A new chapter for whooping cranes opens today, as Operation Migration’s last and final ultralight-led migration wrapped up in Florida yesterday. For OM, and its six young Class of 2015 whoopers, this has been the longest migration ever. As with the fourteen that preceded this one, it has had its own stories and dramas that define it.
The unexpected ending of this particular migration – finally boxing up the birds just 25 miles short of their winter pensite at St. Mark’s National Wildlife Refuge – might seem an ignoble exit strategy, but not really. It was a necessary strategy demanding extra-stiff-upper-lip-heroics from the crew that loved and lived and flew with the birds. It was just one more small detail in the drama of reintroducing an endangered species, long absent, from a particular landscape. And it was a necessity so that things could move along to the next necessary step.

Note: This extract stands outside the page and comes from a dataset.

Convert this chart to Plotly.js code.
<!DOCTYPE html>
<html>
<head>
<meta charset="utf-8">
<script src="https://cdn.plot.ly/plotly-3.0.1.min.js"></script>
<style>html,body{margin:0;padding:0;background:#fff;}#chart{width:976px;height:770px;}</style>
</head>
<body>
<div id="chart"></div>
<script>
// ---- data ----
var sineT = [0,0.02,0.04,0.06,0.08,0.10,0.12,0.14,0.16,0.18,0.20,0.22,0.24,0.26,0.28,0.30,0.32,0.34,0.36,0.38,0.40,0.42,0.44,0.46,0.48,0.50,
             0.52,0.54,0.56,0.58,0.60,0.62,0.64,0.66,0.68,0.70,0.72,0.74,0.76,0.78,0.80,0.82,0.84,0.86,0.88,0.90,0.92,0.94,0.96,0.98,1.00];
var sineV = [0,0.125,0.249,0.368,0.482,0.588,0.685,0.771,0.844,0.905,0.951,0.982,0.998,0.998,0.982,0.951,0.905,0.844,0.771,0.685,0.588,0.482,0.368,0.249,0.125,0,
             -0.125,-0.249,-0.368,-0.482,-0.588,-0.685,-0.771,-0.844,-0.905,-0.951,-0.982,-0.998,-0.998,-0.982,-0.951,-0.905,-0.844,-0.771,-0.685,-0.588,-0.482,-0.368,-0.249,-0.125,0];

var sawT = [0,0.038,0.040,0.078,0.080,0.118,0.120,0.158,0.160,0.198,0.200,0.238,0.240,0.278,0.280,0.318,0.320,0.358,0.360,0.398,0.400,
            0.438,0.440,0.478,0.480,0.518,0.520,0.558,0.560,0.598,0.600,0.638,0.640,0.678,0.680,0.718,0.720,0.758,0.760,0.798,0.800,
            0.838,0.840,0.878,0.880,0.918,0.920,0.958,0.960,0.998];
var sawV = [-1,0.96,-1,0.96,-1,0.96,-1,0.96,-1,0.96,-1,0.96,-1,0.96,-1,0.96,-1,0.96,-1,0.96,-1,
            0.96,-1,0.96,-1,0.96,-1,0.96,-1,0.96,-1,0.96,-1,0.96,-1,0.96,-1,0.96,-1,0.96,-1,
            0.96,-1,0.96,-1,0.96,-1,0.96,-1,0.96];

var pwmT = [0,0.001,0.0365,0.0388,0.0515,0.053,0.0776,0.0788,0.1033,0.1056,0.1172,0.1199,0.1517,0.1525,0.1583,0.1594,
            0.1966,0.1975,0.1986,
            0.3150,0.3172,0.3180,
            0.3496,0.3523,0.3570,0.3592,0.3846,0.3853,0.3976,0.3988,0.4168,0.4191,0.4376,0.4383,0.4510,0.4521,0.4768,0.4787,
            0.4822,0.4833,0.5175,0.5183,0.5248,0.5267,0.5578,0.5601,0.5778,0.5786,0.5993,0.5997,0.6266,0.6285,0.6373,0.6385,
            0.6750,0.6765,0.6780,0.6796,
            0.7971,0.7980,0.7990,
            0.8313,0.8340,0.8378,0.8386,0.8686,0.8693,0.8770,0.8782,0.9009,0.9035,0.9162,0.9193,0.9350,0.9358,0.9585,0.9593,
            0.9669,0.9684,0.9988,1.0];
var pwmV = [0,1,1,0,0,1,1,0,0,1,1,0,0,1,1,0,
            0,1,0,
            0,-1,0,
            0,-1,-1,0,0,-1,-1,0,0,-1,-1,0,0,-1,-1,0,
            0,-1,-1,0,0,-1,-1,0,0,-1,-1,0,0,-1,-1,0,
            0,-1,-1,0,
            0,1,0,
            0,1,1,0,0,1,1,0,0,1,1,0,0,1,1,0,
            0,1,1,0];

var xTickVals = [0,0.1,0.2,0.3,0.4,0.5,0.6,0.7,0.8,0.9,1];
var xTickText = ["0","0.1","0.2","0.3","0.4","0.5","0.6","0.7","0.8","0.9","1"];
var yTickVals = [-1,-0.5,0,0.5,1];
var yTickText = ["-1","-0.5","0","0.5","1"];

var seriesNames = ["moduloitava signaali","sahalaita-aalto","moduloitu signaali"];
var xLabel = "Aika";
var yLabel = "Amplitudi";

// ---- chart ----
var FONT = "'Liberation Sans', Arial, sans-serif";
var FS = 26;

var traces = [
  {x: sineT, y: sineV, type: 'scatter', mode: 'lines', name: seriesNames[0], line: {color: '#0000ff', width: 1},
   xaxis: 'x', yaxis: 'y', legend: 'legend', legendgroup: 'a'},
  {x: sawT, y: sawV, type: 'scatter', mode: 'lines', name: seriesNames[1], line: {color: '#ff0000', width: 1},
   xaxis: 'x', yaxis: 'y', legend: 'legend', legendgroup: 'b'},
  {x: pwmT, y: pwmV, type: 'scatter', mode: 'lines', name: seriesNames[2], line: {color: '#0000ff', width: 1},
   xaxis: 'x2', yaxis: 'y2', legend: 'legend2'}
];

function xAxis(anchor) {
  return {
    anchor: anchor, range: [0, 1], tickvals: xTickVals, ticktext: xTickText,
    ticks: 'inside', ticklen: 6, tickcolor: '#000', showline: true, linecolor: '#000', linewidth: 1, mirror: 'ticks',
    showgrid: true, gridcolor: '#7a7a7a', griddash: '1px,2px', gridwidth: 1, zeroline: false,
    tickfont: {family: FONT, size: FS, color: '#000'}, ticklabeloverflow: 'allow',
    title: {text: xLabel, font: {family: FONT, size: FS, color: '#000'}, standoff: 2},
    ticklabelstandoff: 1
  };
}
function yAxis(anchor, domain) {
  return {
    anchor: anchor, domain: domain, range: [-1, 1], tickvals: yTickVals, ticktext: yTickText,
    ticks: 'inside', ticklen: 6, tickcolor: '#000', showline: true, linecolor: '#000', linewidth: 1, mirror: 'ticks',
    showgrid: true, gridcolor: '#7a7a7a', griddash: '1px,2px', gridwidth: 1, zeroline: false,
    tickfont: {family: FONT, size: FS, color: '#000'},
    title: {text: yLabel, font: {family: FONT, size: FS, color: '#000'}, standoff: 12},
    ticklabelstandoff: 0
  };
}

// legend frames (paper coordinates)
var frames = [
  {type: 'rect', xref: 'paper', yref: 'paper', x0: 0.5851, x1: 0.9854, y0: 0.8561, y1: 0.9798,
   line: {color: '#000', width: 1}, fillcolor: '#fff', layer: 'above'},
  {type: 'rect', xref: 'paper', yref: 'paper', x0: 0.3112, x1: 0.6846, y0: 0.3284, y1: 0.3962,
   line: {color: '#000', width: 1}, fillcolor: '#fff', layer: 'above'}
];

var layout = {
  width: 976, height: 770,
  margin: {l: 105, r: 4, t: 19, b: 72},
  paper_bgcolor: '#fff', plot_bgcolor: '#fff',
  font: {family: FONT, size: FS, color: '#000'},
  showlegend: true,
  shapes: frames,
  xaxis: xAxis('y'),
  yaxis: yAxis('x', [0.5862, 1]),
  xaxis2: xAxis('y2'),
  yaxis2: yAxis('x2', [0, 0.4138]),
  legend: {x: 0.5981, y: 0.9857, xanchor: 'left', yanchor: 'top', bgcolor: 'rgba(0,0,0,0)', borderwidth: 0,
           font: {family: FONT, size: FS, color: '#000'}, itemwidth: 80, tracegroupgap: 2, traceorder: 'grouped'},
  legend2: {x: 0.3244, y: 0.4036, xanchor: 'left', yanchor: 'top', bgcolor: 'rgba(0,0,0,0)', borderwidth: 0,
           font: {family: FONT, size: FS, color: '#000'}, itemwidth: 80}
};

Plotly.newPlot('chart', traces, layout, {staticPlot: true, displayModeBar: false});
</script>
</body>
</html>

This is a sight that people in Tallahassee had hoped to see one more time. Photographer and Citizen Scientist, Karen Willes, made this lovely photo of the arrival of the Class of 2014 over the town of St. Marks, in December a year ago. Ultralight pilot Brooke Pennypacker had two of the seven cranes “locked” to each wingtip. (Photo used with permission)
The prepared pensite was waiting for them at St. Marks, and there were people from Tallahassee and all over the region hoping to get a glimpse of the cranes and ultralights flying overhead. But mostly, for the birds, there was the calendar, saying “it’s February!” The birds needed to be at home in the wetland pen where they are lightly monitored, and they will learn a few things about life on their own in preparation for their NEXT migration: their first independent flight north to Wisconsin. That migration will begin sometime in March, or possibly, April.
You can totally immerse yourself in more of the drama of this story at The Operation Migration Field Journal. Look especially at the posts where OM’s gifted pilots turn into gifted writers, as well. This is where you’ll learn from Brooke’s long musing report of his last flight (Day 102 . . . The Last Waltz) that “denial” is really just “hope spelled backwards.” (Who could not say ‘Amen!’ to that?)
You can learn about the competitive, not-really-a-team-player bird, #2-15, in Driving Miss Crazy. Or Joe’s description of clearing the trees at the end of the runway last Saturday, only to have his ultralight turned sideways by a blast of wind, and a few more thoughts about the conclusion of his avian aviator career – one of the world’s most unique job titles.

This older file photo depicts an ultralight training flight at Necedah National Wildlife Refuge. (Photo courtesy of WCEP)
And read today’s post from Heather, “Carry On . . .” explaining how she joined up with OM 18 years ago, and began to post online about the work; how soon after people began following, and thus, “Craniacs were born!” And her final tribute to the reason for it all:
” . . .Whooping cranes – Regal. Noble. Majestic. Magnificent. Fly free my feathered friends. Live long. . .” she wrote.
Like all good stories, the new chapter for whooping cranes will begin with dozens of pressing questions. Like these: Without ultralight flights, what IS Operation Migration’s new contribution to the effort? What kind of future is there for the 100 whooping cranes in the eastern flyway stretching from Wisconsin to Florida? Will the Whooping Crane Eastern Partnership (WCEP) hold? Will WCEP continue to track and monitor these birds?
And: What happens now to the costume-rearing technique? What IS really known about these Wisconsin whoopers’ so-called “lack of parenting skills?” Will the hundreds – no, thousands, probably – of craniacs spontaneously created as a byproduct of this project, remain tuned in? Where are the two new wild whooper families now? The ones that were sighted by Wisconsin birders repeatedly last fall at Necedah NWR?

This is the way young whooping cranes have been trained in Wisconsin to fly with ultralights and learn a migration route from 2001 through 2015. (Paul K. Cascio photographer, USGS Multimedia Gallery)
And, for that matter, just what IS going on with the weather – and is it “weather” or is it “climate?” – the thing that seems to have grounded flight after flight this year; and last year too, come to think of it? And, oh, by the way, what about the Whooping Crane Festival? Will there be one again in Princeton, Wisconsin, come September?
So many questions today! And these are the building blocks of tomorrow’s stories, waiting to be told.